What the task requires: Retype the opening lines of the data exactly, stopping after the line that contains "Chart.register(...registerables);". Skip every picture.

Recorded information:
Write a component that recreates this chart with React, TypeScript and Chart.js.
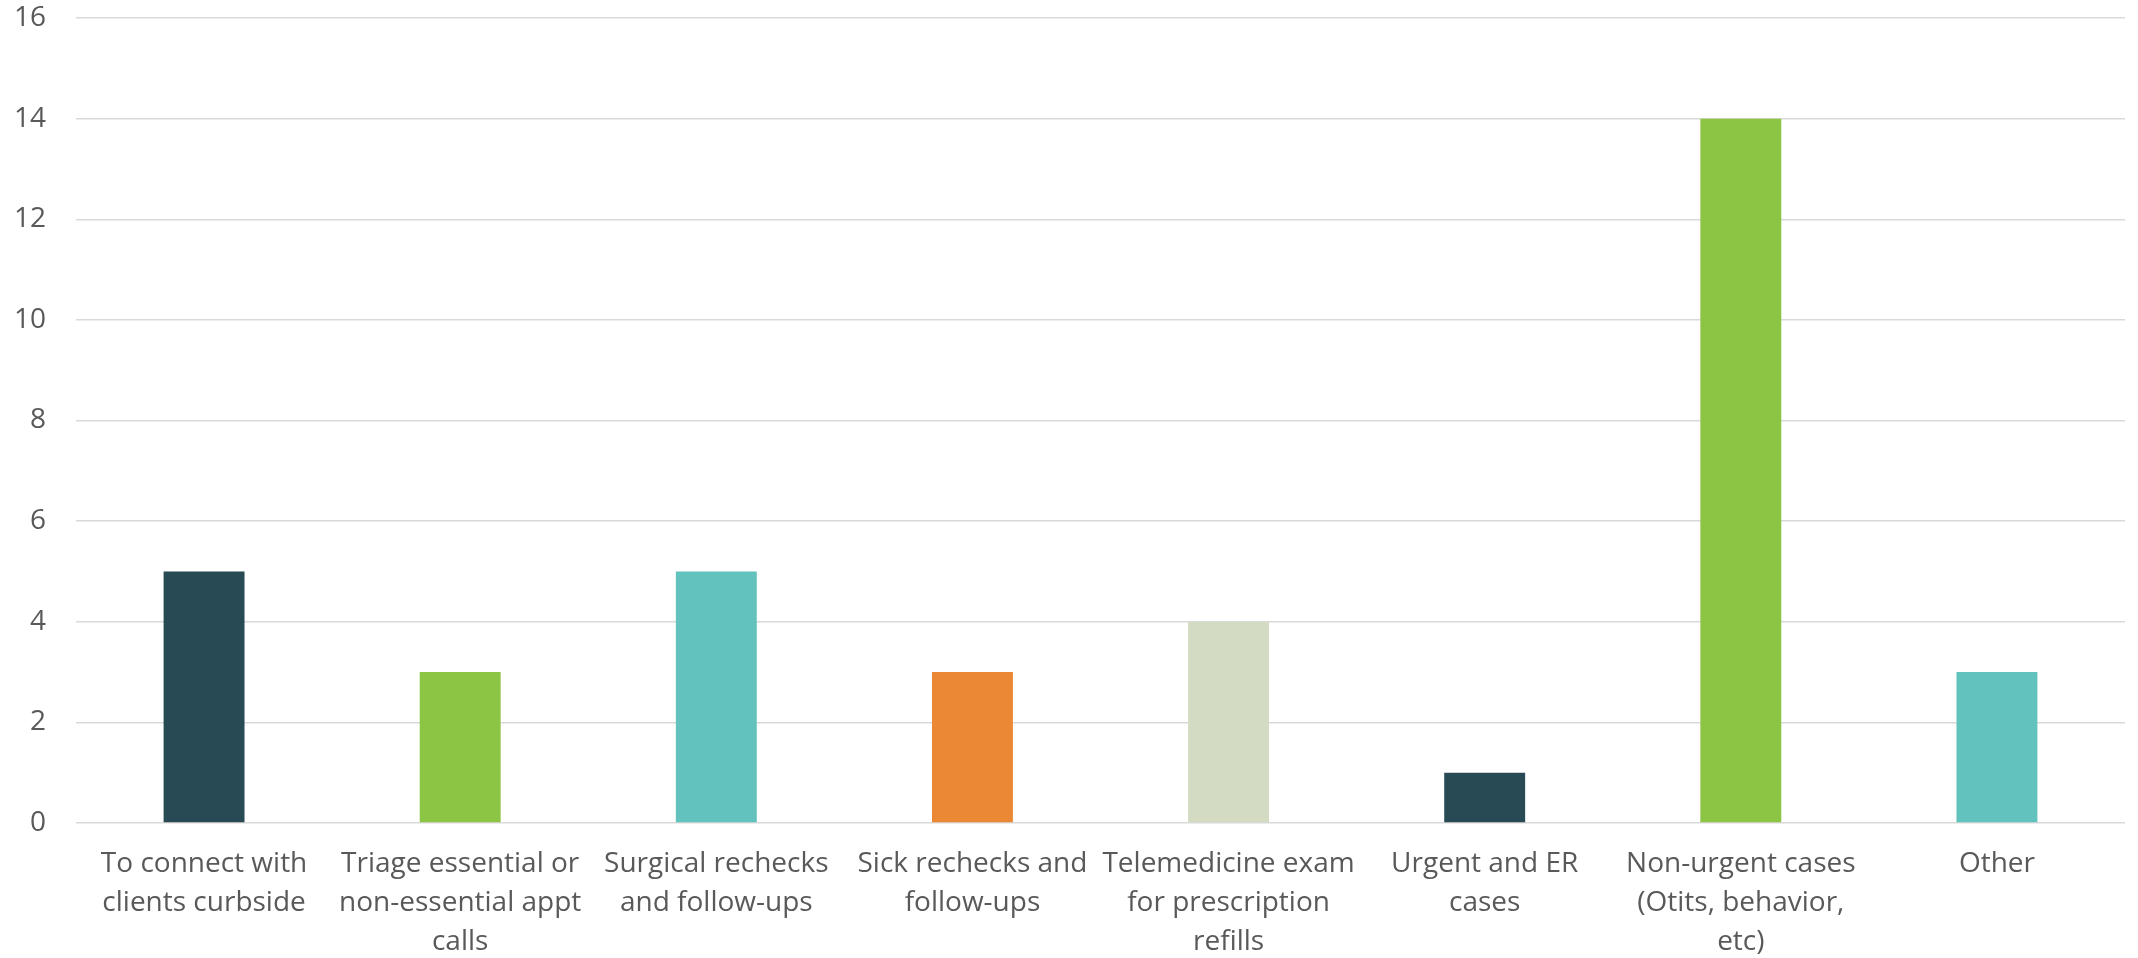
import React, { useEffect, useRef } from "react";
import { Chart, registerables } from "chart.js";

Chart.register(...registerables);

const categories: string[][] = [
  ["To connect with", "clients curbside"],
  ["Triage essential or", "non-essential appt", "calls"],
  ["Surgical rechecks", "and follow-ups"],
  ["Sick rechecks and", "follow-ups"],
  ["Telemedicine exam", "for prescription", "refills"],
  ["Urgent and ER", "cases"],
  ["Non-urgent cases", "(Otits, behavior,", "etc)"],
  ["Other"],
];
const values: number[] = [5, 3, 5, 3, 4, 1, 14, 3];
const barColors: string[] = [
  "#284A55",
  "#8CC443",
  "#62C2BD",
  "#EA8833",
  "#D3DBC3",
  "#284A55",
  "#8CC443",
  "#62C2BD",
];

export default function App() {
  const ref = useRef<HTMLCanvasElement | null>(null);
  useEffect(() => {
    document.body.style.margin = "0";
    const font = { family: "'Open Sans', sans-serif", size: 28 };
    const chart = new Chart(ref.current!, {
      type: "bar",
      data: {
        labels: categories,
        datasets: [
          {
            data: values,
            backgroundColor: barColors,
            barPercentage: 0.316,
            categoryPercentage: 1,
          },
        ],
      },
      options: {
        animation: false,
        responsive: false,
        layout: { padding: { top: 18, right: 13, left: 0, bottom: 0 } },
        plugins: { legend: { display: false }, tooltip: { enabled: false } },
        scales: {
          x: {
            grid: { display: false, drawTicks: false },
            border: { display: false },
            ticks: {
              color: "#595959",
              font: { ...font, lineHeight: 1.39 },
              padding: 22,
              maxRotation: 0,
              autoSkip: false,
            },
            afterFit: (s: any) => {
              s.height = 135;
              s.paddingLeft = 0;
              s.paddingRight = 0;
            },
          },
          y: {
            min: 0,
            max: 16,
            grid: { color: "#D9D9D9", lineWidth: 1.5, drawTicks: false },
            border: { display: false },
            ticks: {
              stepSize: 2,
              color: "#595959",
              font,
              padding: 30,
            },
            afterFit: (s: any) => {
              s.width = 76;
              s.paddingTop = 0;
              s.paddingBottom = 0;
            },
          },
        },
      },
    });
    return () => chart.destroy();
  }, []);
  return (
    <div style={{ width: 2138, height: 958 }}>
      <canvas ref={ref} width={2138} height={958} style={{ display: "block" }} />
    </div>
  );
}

The solution:
Write a component that recreates this chart with React, TypeScript and Chart.js.
import React, { useEffect, useRef } from "react";
import { Chart, registerables } from "chart.js";

Chart.register(...registerables);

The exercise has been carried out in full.